2.アソシエイト
印刷甲子園と医師から学んだ責任ある発言
2025-08-01

誇張も悲観も無く、ただ淡々と事実を述べる姿勢
今年も夏の甲子園の季節がやってきた。かつては地元チームの試合は欠かさず観るようにしていたものの、最近ではめっきり観なくなってしまったが、実は今年、歳の離れた従兄弟が甲子園出場を決めたこともあり、再び自分の中で甲子園への興味が湧いてきている(ちなみに、自分の知り合いが甲子園に出る機会なんてめったに無いので、これを期に甲子園初観戦をする予定)。
甲子園といえば、今年の春のセンバツで、昨春の優勝校と初戦で当たることになった明徳義塾の監督がこう言ったらしい「昨年度の優勝チームなら余計にやりやすいわ、うちは。負けてもともと。強い相手と当たるなら、2回戦より1回戦の方がいい」。
こんな状況のとき、仲間を鼓舞するために、「大丈夫、練習通りにやれば勝てる」とか「自分たちの武器を出せれば十分戦える」というようなことを言う監督もいるだろうが、個人的には、この明徳義塾の監督の姿勢・発言はとてもポジティブに映った。誇張も悲観も交えず、ただ淡々と自分たちが劣ることを認める姿勢は、選手側にも「強豪相手でもやるべきことは同じ」という冷静な受け止めを促し、本番でのパフォーマンスをより良くするのではないかと思った。
「よく見せよう」という姿勢は危険
我々コンサルタントは、普段仕事をしていて、「これって調べられますかね?」とか「この期間内に検討終えられそうですかね?」といった質問をよく受ける。そんなときに、相手を安心させたい・期待してもらいたいという気持ちから、つい後先のことを考えずに「できます!」と答えてしまいそうなことが、自分自身はよくある。
しかし、こういった発言は、その場は乗り切れても、後で自分の首を締めることになり、結果として信用を失うことに繋がりかねない。
上述の明徳義塾の監督の話と少し似た部分があると思うが、我々の仕事においても、「誇張も悲観も無く、ただ淡々と事実を述べる」という姿勢は、常に心がけないといけないと思っている。
責任ある発言をするためには
「誇張も悲観も無く、ただ淡々と事実を述べる」というのは、責任感のある人ほど出来ていることなのではないかと思う。では、そういった責任ある発言をする際に、何が重要になるのか。自分なりに考えてみると、以下の3つがあるのではと思っている。

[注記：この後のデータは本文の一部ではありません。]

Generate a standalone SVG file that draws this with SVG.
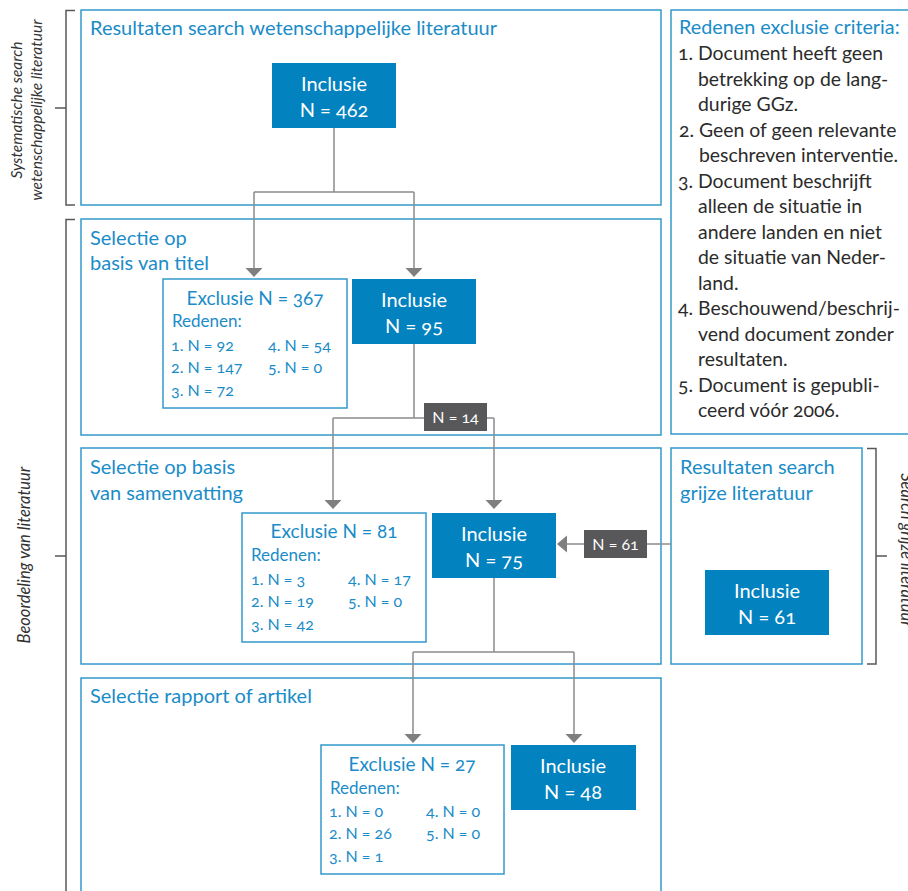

1.事実と解釈の分離:発言の中で、事実は何で、そこからの自分の解釈は何なのか?を明確にしながら話す
2.リスクの事前共有:「もしかしたらこういう理由で出来ないかも・失敗するかも」ということをあらかじめ伝える
3.次のアクションを示唆:事実やそこからの解釈だけでなく、じゃあどうする?まで提示
3.は「事実を述べる」という文脈からは少し離れるかもしれないが、やはり人というのは自分事化されないと真剣に話を聞けない・考えられないので、いま話している内容が、後々の自分の行動にどう影響を及ぼすのか?まで伝えることは、責任を持って発言し、それを相手に理解してもらうという意味では重要なんだろうなと思っている。
逆に3.が無くて、「あとは自分で考えてね」というのは、(立場や状況にも寄るだろうが)相手を突き放すことにもなりかねず、危険なコミュニケーションとも言える。
プロとして責任ある発言を心がけたい
上述の3つのポイントを整理しているとき、最近お世話になった、某国立大学病院の医師の話しぶりを思い出した。
その医師は、准教授でありながら、非常に丁寧に我々患者にも接してくれて、恐らく院内での信頼も厚いのだろうということを、話を聞いていて感じていたが、やはり発言をする際には上述の3つのポイントを押さえていたように思う。
症状や検査結果について伝えるときには、必ず「◯◯だと”思います”」と自分の意見であることを強調していたし、「△△というリスクが無いわけではない」と無駄に不安を煽ること無く適切にリスクを伝えていたし、「多くの患者さんはこういう選択をしますが、他にもこういう選択肢もあります、どうしますか?」と患者側に考えさせるような問いも適宜織り交ぜていた。
医師は患者の命を預かるプロとして、責任ある発言を心がけているのだろう。我々コンサルタントも、クライアントの未来に影響を及ぼす存在であることを自覚し、常に席になる発言を心がけたいと思う。